One of my favorite verses in scripture is Paul's advice to his pupil, Timothy: "All scripture is inspired by God and isuseful for teaching, for reproof, for correction, and for training in righteousness, so that everyone who belongs to God may be proficient, equipped for every good work."[2 Timothy 3:16-17]
Among the most perplexing issues we as humans wrestle with is discerning God's will for our lives. The truth is, we will never fully know. But scripture offers us valuable guidance. To quote the blessed Martin Luther, "Let the man who would hear God speak, read Holy Scriptures."

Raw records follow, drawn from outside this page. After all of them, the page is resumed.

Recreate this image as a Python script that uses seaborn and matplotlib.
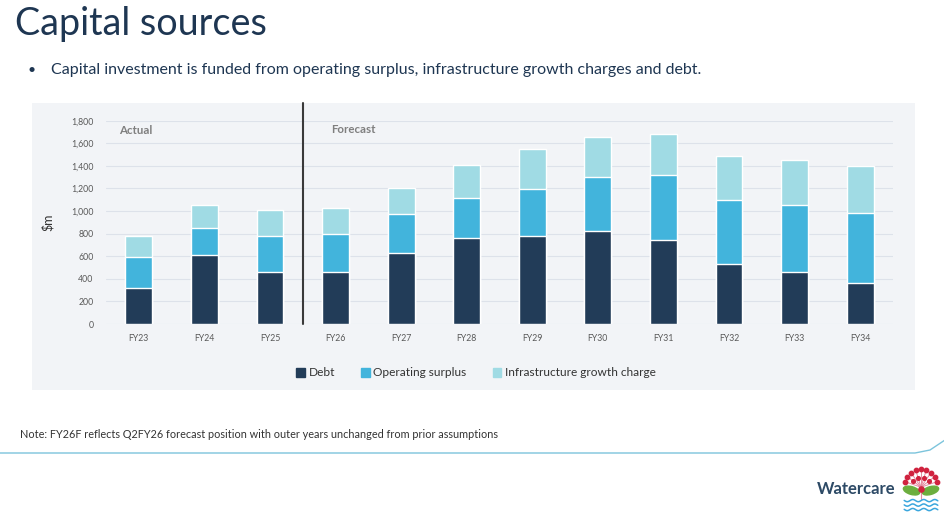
import numpy as np
import pandas as pd
import matplotlib.pyplot as plt
import seaborn as sns
from matplotlib.patches import Rectangle, Patch, Ellipse
from matplotlib.lines import Line2D

# Datos ($m)
years = ['FY23', 'FY24', 'FY25', 'FY26', 'FY27', 'FY28',
         'FY29', 'FY30', 'FY31', 'FY32', 'FY33', 'FY34']
debt = [322, 611, 460, 463, 626, 758, 782, 823, 744, 534, 460, 366]
operating_surplus = [268, 242, 322, 331, 348, 357, 416, 478, 575, 564, 594, 617]
growth_charge = [189, 200, 224, 233, 230, 293, 351, 354, 363, 389, 401, 416]

df = pd.DataFrame({'year': years, 'debt': debt,
                   'op': operating_surplus, 'igc': growth_charge})
df['debt_op'] = df['debt'] + df['op']
df['total'] = df['debt_op'] + df['igc']

c_debt = '#223c58'
c_op = '#42b4dc'
c_igc = '#a0dbe4'
c_title = '#1e3652'

sns.set_style('white')
plt.rcParams['font.family'] = ['Lato', 'DejaVu Sans']

fig = plt.figure(figsize=(9.45, 5.2), dpi=100)
W, H = 945, 520

def box(x0, y0, x1, y1):
    return [x0 / W, 1 - y1 / H, (x1 - x0) / W, (y1 - y0) / H]

# Fondo del panel del grafico
bg = box(32, 103, 915, 390)
fig.patches.append(Rectangle((bg[0], bg[1]), bg[2], bg[3], transform=fig.transFigure,
                             facecolor='#f2f4f7', edgecolor='none', zorder=-10))

ax = fig.add_axes(box(106, 120.7, 893, 324))
ax.set_facecolor('none')

# Barras apiladas: total, luego deuda+superavit, luego deuda
sns.barplot(data=df, x='year', y='total', color=c_igc, width=0.41, saturation=1, ax=ax, zorder=2)
sns.barplot(data=df, x='year', y='debt_op', color=c_op, width=0.41, saturation=1, ax=ax, zorder=2)
sns.barplot(data=df, x='year', y='debt', color=c_debt, width=0.41, saturation=1, ax=ax, zorder=2)

ax.set_xlim(-0.5, 11.5)
ax.set_ylim(0, 1800)
ax.set_yticks(range(0, 1801, 200))
ax.set_yticklabels([f'{v:,}' for v in range(0, 1801, 200)])
ax.yaxis.grid(True, color='#dde2ea', linewidth=0.8, zorder=0)
ax.set_axisbelow(True)
for s in ax.spines.values():
    s.set_visible(False)
ax.tick_params(axis='both', length=0, labelsize=6.3, colors='#595959')
ax.tick_params(axis='x', pad=7)
ax.tick_params(axis='y', pad=9)
ax.set_xlabel('')
ax.set_ylabel('$m', fontsize=9, color='#333333', labelpad=12)

# Separador Actual / Forecast
ax.axvline(2.5, ymin=0, ymax=(324 - 103) / 203.3, color='#3a3a3a', linewidth=1.5,
           clip_on=False, zorder=3)
ax.text(-0.3, 1710, 'Actual', fontsize=8.3, fontweight='bold', color='#7f7f7f', va='center')
ax.text(2.93, 1720, 'Forecast', fontsize=8.3, fontweight='bold', color='#7f7f7f', va='center')

handles = [Patch(color=c_debt), Patch(color=c_op), Patch(color=c_igc)]
fig.legend(handles, ['Debt', 'Operating surplus', 'Infrastructure growth charge'],
           loc='center', bbox_to_anchor=(476 / W, 1 - 373 / H), ncol=3, frameon=False,
           fontsize=8.6, handlelength=0.7, handleheight=0.7, handletextpad=0.3,
           columnspacing=2.2, labelcolor='#333333')

# Textos de la diapositiva
fig.text(15 / W, 1 - 35 / H, 'Capital sources', fontsize=27.2, color=c_title, va='baseline')
fig.text(28 / W, 1 - 70 / H, '\u2022', fontsize=10, color=c_title, va='center')
fig.text(51 / W, 1 - 70 / H,
         'Capital investment is funded from operating surplus, infrastructure growth charges and debt.',
         fontsize=11.5, color=c_title, va='center')
fig.text(20 / W, 1 - 435 / H,
         'Note: FY26F reflects Q2FY26 forecast position with outer years unchanged from prior assumptions',
         fontsize=7.8, color='#333333', va='center')

fig.lines.append(Line2D([0, 915 / W, 930 / W, 945 / W],
                        [1 - 453 / H, 1 - 453 / H, 1 - 450 / H, 1 - 440 / H],
                        transform=fig.transFigure, color='#7cc4dc', linewidth=1))
fig.text(895 / W, 1 - 489 / H, 'Watercare', fontsize=12, fontweight='bold',
         color='#2d4a66', ha='right', va='center')

# Logo sencillo (flor, hojas y olas)
lg = fig.add_axes(box(900, 466, 942, 514))
lg.set_xlim(-1, 1)
lg.set_ylim(-1.15, 1)
lg.axis('off')
ang = np.linspace(np.pi * 0.1, np.pi * 0.9, 9)
for a in ang:
    lg.plot([0, 0.75 * np.cos(a)], [0.05, 0.05 + 0.75 * np.sin(a)], color='#e58aa0', lw=0.7)
lg.scatter(0.8 * np.cos(ang), 0.05 + 0.8 * np.sin(ang), s=10, color='#d0233f', zorder=3)
lg.scatter(0.45 * np.cos(ang[1::2]), 0.05 + 0.45 * np.sin(ang[1::2]), s=7, color='#d0233f', zorder=3)
lg.add_patch(Ellipse((-0.45, -0.1), 0.8, 0.35, angle=-15, color='#6cae3e'))
lg.add_patch(Ellipse((0.45, -0.1), 0.8, 0.35, angle=15, color='#6cae3e'))
lg.scatter([0], [-0.05], s=14, color='#d0233f', zorder=4)
lg.plot([0, 0], [-0.05, -0.5], color='#e58aa0', lw=0.8)
xw = np.linspace(-0.8, 0.8, 40)
for yy in [-0.55, -0.75, -0.95]:
    lg.plot(xw, yy + 0.05 * np.sin(xw * 12), color='#3aa6dd', lw=1.1)

fig.savefig('out.png', dpi=100)
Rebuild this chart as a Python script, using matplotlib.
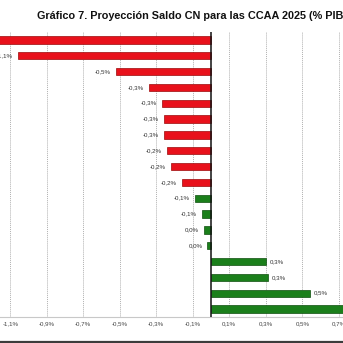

Contrary to what some may think of the Bible, it isn't a list of laws and detailed instructions for carrying them out. But through the reading of scripture, we grow into mature sons and daughters of God, confident of God's love, confident of our relationship with Jesus Christ.
It is through the reading of scripture that we listen to the prompting of the Spirit, allowing it to show us the way of love in our thoughts, our choices and our actions. It is that relationship of love that moves us to respond to others in ways that reflect the love of Jesus that is in us.
May we be ever diligent in coming to know God's mind even better through studying the Scriptures.
Tomorrow, Tuesday, October 17
, I will join the rostered ministers of the Eastern Conference at Shepherd of the Valley Retirement Community in Warren for our annual gathering together. We will worship and then discuss what is happening in the synod and the wider church.
I will be accompanied by Nick Kiger, Associate Director of Mission Support for the ELCA, who is spending time with us this week conducting a symposium with our synod. Nick will also spend time with our synod council as we meet in retreat this Friday and Saturday.
Wednesday, October 18
, I will be at St. Hilary Catholic Church in Fairlawn, which is combining with its next-door neighbor, Faith Lutheran Church, to observe the 500th Anniversary of the Reformation, and discuss Declaration on the Way, a review of the positive steps that have been taken in the past 50 years of Lutheran-Catholic dialogue. The evening begins with a prayer service at 6:30 p.m.
And as stated above, the Northeastern Ohio Synod Council will gather in retreat on Friday evening, October 20, and Saturday, October 21, at Camp Mowana. Our time will be spent in worship, discernment and discussion, as we look ahead toward the coming year as people of God serving Christ's church together in the 20 counties of our synod.
Sunday, October 22
, at 1:30 p.m., I will be at the Episcopal Church of Our Savior, as they welcome our mission congregation, Iglesia Sagrado Corazón, to its new worship location. Sagrado Corazón is one two Latino mission congregations in the Northeastern Ohio Synod. This move was necessitated by the closing of Bethany Lutheran Church last week. We give thanks to God for our full-communion partnership with the Episcopal Church, which opens new doors to doing ministry together, and share in the mission of Christ.
That same Sunday afternoon at 4 p.m., I will once again join the people of God and the talented musicians at Faith Lutheran Church, in Fairlawn, for the 500th Reformation Anniversary Hymnfest, as we celebrate the musical heritage of our Lutheran tradition.
This week and always, may we seek out the will of God as best we can and go forward entrusting the choices we make into the hands of our loving and forgiving God.